The host of “Monster Movie Matinee” was a guy named Epal, who wore a beard and an eye patch. Epal was played by the late Bill Everett, who was also a lifer in local broadcasting. Everett also hosted the Popeye show, where he appeared as Salty Sam, and if you were really in the know, you knew that Everett’s real last name was Lape – Epal spelled backwards!

Epal was the assistant to a mysterious figure who was played by Milair and went by the name of Dr. E. Nick Witty. I can’t tell you much about what Dr. Witty looked like because we never saw much of him, though we did indeed hear him, as you can see in this clip from the show’s early days.

I suppose it’s possible that no one from a bigger station in a bigger market ever tried to woo Alan Milair away. But I’d have a hard time believing it, and if you just heard him in that clip, I suspect you’ll agree with me.

And it’s certainly not unusual for people from my area to go on to Bigger and Better Things in broadcasting. The director of a local children’s show eventually won an Emmy for directing Sonny and Cher. And I could name a couple of national TV reporters who used to work around here.

But I don’t think Alan Milair ever saw my town as a stopping-off place to the big time. I suspect he liked it here just fine.

I don’t mean to imply that someone like Alan Milair is superior to someone like Dick Clark or anyone else in broadcasting who moves on to greater fame.
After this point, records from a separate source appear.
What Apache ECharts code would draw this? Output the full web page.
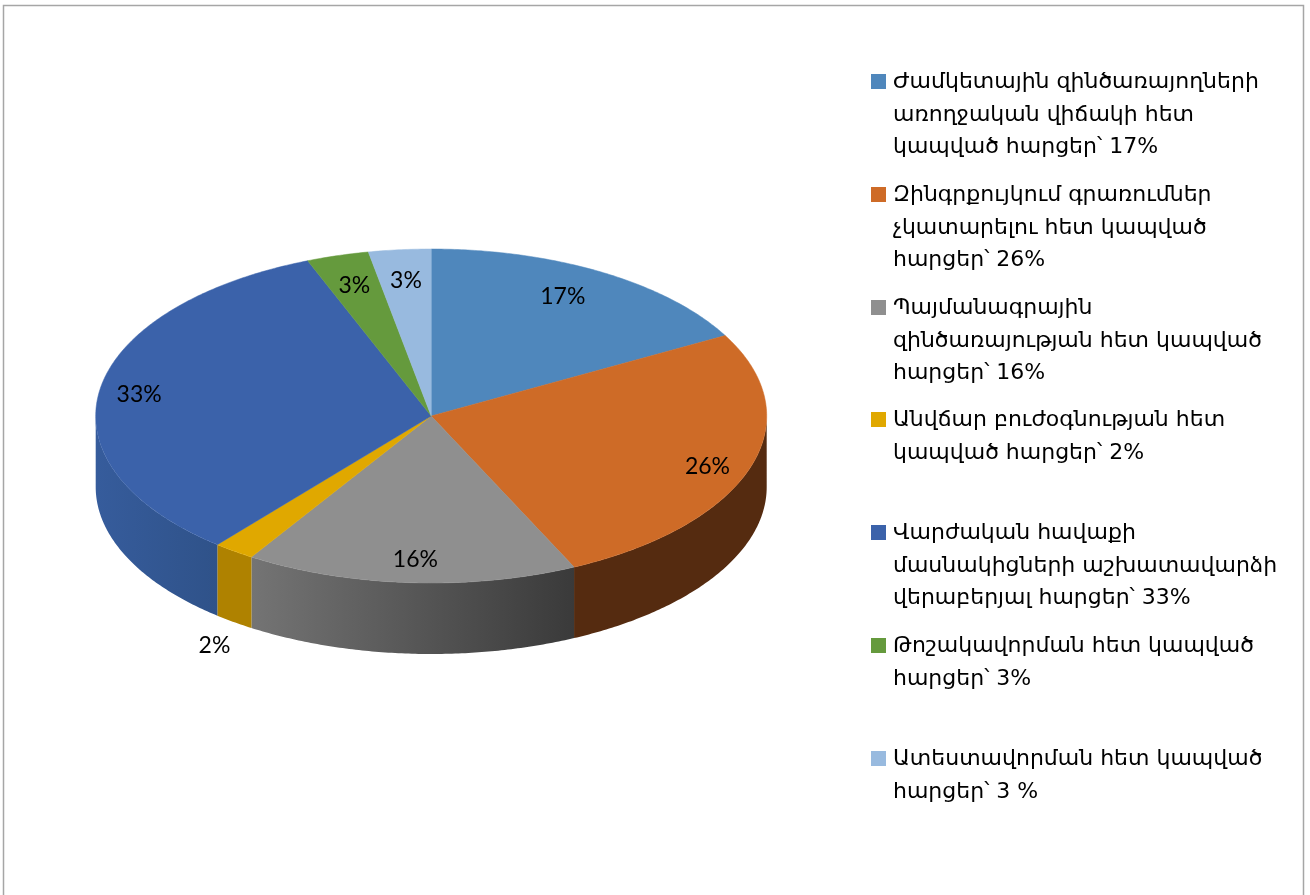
<!DOCTYPE html>
<html>
<head>
<meta charset="utf-8">
<style>html,body{margin:0;padding:0;background:#fff;overflow:hidden}#c{width:1310px;height:895px}</style>
<script src="https://cdn.jsdelivr.net/npm/echarts@6/dist/echarts.min.js"></script>
</head>
<body>
<div id="c"></div>
<script>
// data
const sliceValues = [17, 26, 16, 2, 33, 3, 3];
const sliceLabels = ['17%', '26%', '16%', '2%', '33%', '3%', '3%'];
const legendLabels = [
  'Ժամկետային զինծառայողների\nառողջական վիճակի հետ\nկապված հարցեր՝ 17%',
  'Զինգրքույկում գրառումներ\nչկատարելու հետ կապված\nհարցեր՝ 26%',
  'Պայմանագրային\nզինծառայության հետ կապված\nհարցեր՝ 16%',
  'Անվճար բուժօգնության հետ\nկապված հարցեր՝ 2%',
  'Վարժական հավաքի\nմասնակիցների աշխատավարձի\nվերաբերյալ հարցեր՝ 33%',
  'Թոշակավորման հետ կապված\nհարցեր՝ 3%',
  'Ատեստավորման հետ կապված\nհարցեր՝ 3 %'
];
// styles and layout
const topColors = ['#4f87bc', '#ce6b27', '#8f8f8f', '#e0a800', '#3b62aa', '#659a3d', '#98badf'];
const sideColors = [
  '#3b658c', '#552b10',
  ['#747474', '#3a3a3a'],
  '#af8200',
  ['#365c9c', '#2f5289'],
  '#4c742e', '#7290b0'
];
const legendTop = [74, 187, 300, 412, 525, 638, 751];
const labelOffsets = [[-5, -4], [21, 9], [1, 10], [-59, 121], [-27, -1], [-2, -2.5], [0, -2.5]];
const CX = 431.2, CY = 416, RX = 335.5, RY = 167, DEPTH = 71;
const LABEL_R = 0.8;

const total = sliceValues.reduce((a, b) => a + b, 0);
function bounds(i) {
  let s = 0;
  for (let k = 0; k < i; k++) s += sliceValues[k];
  return [s / total * 2 * Math.PI, (s + sliceValues[i]) / total * 2 * Math.PI];
}
function pt(a, dy) {
  return [CX + RX * Math.sin(a), CY - RY * Math.cos(a) + (dy || 0)];
}
function arc(a0, a1, dy) {
  const n = Math.max(2, Math.ceil((a1 - a0) / 0.01));
  const out = [];
  for (let i = 0; i <= n; i++) out.push(pt(a0 + (a1 - a0) * i / n, dy));
  return out;
}
function fill(c) {
  if (!Array.isArray(c)) return c;
  return new echarts.graphic.LinearGradient(0, 0, 1, 0, [
    { offset: 0, color: c[0] }, { offset: 1, color: c[1] }
  ]);
}

const chart = echarts.init(document.getElementById('c'), null, { renderer: 'canvas' });
const legendGraphics = [];
legendLabels.forEach((t, i) => {
  legendGraphics.push({
    type: 'rect', silent: true,
    shape: { x: 871, y: legendTop[i], width: 15, height: 15 },
    style: { fill: topColors[i] }
  });
  legendGraphics.push({
    type: 'text', silent: true, x: 893, y: legendTop[i] - 7.5,
    style: {
      text: t, fill: '#000', font: '22px "DejaVu Sans"',
      lineHeight: 32.5, align: 'left', verticalAlign: 'top'
    }
  });
});
legendGraphics.push({
  type: 'rect', silent: true,
  shape: { x: 3.5, y: 5.5, width: 1300, height: 900 },
  style: { fill: 'none', stroke: '#a6a6a6', lineWidth: 1.5 }
});

chart.setOption({
  animation: false,
  backgroundColor: '#fff',
  graphic: legendGraphics,
  series: [
    {
      type: 'custom', name: 'side', coordinateSystem: 'none', silent: true,
      data: sliceValues,
      renderItem(params) {
        const [a0, a1] = bounds(params.dataIndex);
        const lo = Math.max(a0, Math.PI / 2), hi = Math.min(a1, 3 * Math.PI / 2);
        if (hi <= lo) return { type: 'group', children: [] };
        const pts = arc(lo, hi, 0).concat(arc(lo, hi, DEPTH).reverse());
        return { type: 'polygon', shape: { points: pts }, style: { fill: fill(sideColors[params.dataIndex]) } };
      }
    },
    {
      type: 'custom', name: 'top', coordinateSystem: 'none', silent: true,
      data: sliceValues,
      renderItem(params) {
        const i = params.dataIndex;
        const [a0, a1] = bounds(i);
        const pts = [[CX, CY]].concat(arc(a0, a1, 0));
        return { type: 'polygon', shape: { points: pts },
          style: { fill: topColors[i], stroke: topColors[i], lineWidth: 0.5 } };
      }
    },
    {
      type: 'custom', name: 'labels', coordinateSystem: 'none', silent: true, z: 5,
      data: sliceValues,
      renderItem(params) {
        const i = params.dataIndex;
        const [a0, a1] = bounds(i);
        const m = (a0 + a1) / 2;
        return {
          type: 'text',
          x: CX + RX * LABEL_R * Math.sin(m) + labelOffsets[i][0],
          y: CY - RY * LABEL_R * Math.cos(m) + labelOffsets[i][1],
          style: { text: sliceLabels[i], fill: '#000', font: '23px Lato', align: 'center', verticalAlign: 'middle' }
        };
      }
    }
  ]
});
</script>
</body>
</html>
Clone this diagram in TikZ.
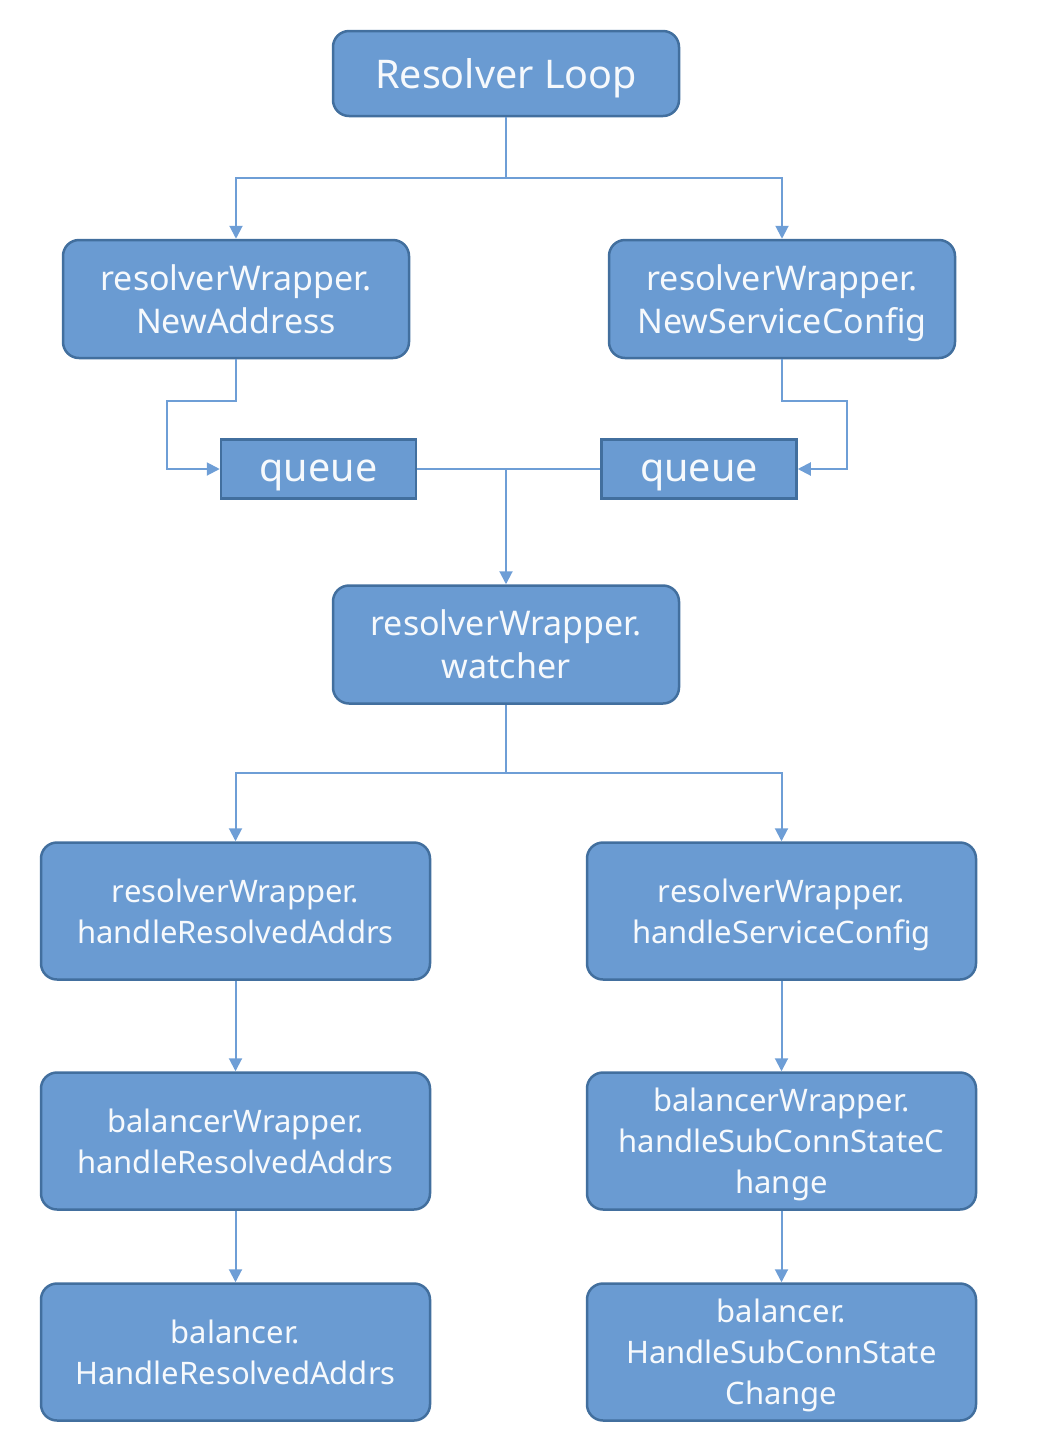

But, as Willy Loman’s wife might say, attention must be paid to people like Alan Milair.

Willy Loman himself maintained that it was important to be well-liked.

But being well-liked was something Alan Milair never had to worry about. And I think that those of us who watched and listened to him will always like him all the more for sticking around here and amusing us kids on many a dreary Saturday.